When referring to restricting the number of colors, I mean restricting your photo to a limited number of groups of colors. You may have an image with two main colors, and different tones and saturation of those colors. But you'll probably want to avoid images containing many vastly different colors, e.g. an image containing blue, purple, yellow, red, green, cyan, and orange could be a bit much.
Colors with low levels of saturation, i.e. pastel colors can work very well for portraits. They give a soft, sometimes even dreamy feeling to an image.
And it's not just portraits, either. Any time you want to create a soft effect, going for pastel colors can work well.
While increasing the saturation of an image when editing can often give a gaudy effect, there's no such problem when partially desaturating an image to get a pastel effect. If you go too far with the desaturation, you just end up with a slightly colored black and white image.
Pastels usually look best when the image is relatively low contrast. This can be achieved in-camera though careful use of lighting, to avoid a big difference in brightness between highlight and shadow areas. Or you can decrease the contrast when editing the image.
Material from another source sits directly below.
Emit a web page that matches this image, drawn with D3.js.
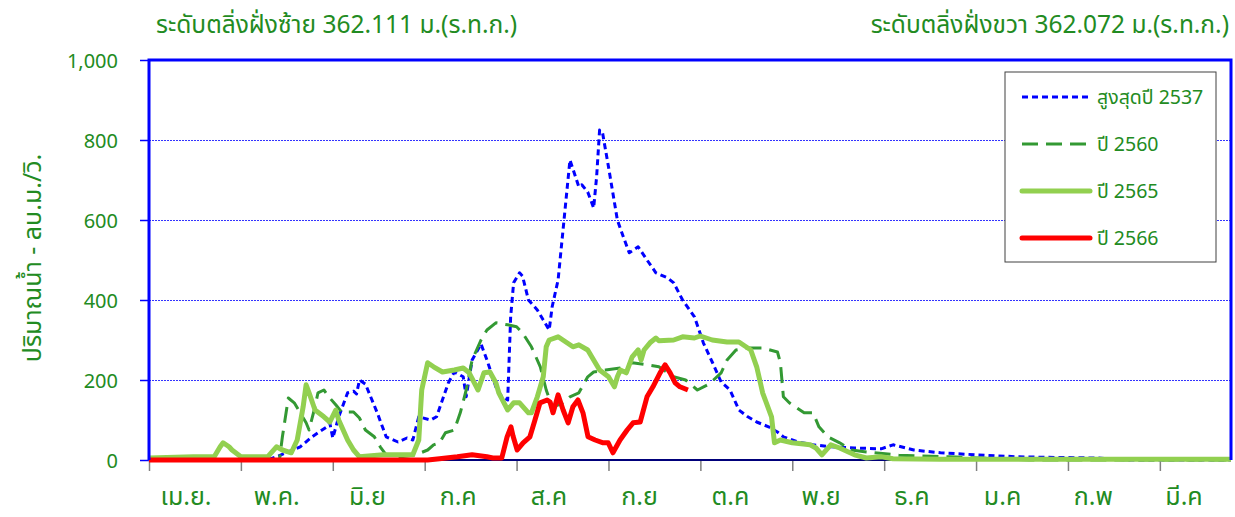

Making careful use of color in your photography can bring about a great improvement in your images. To help get yourself thinking more about the use of color, why not try setting yourself a color related photography project?
For example, taking photos only of scenes with a specific dominant color in them. Or taking photos that only feature different shades and varying saturation of a single color. Or looking specifically for compositions that feature complementary colors.
There's almost endless different color related projects you could try, the important thing really is to put your knowledge of use of color into practice. This will help you remember it, until eventually it becomes second nature.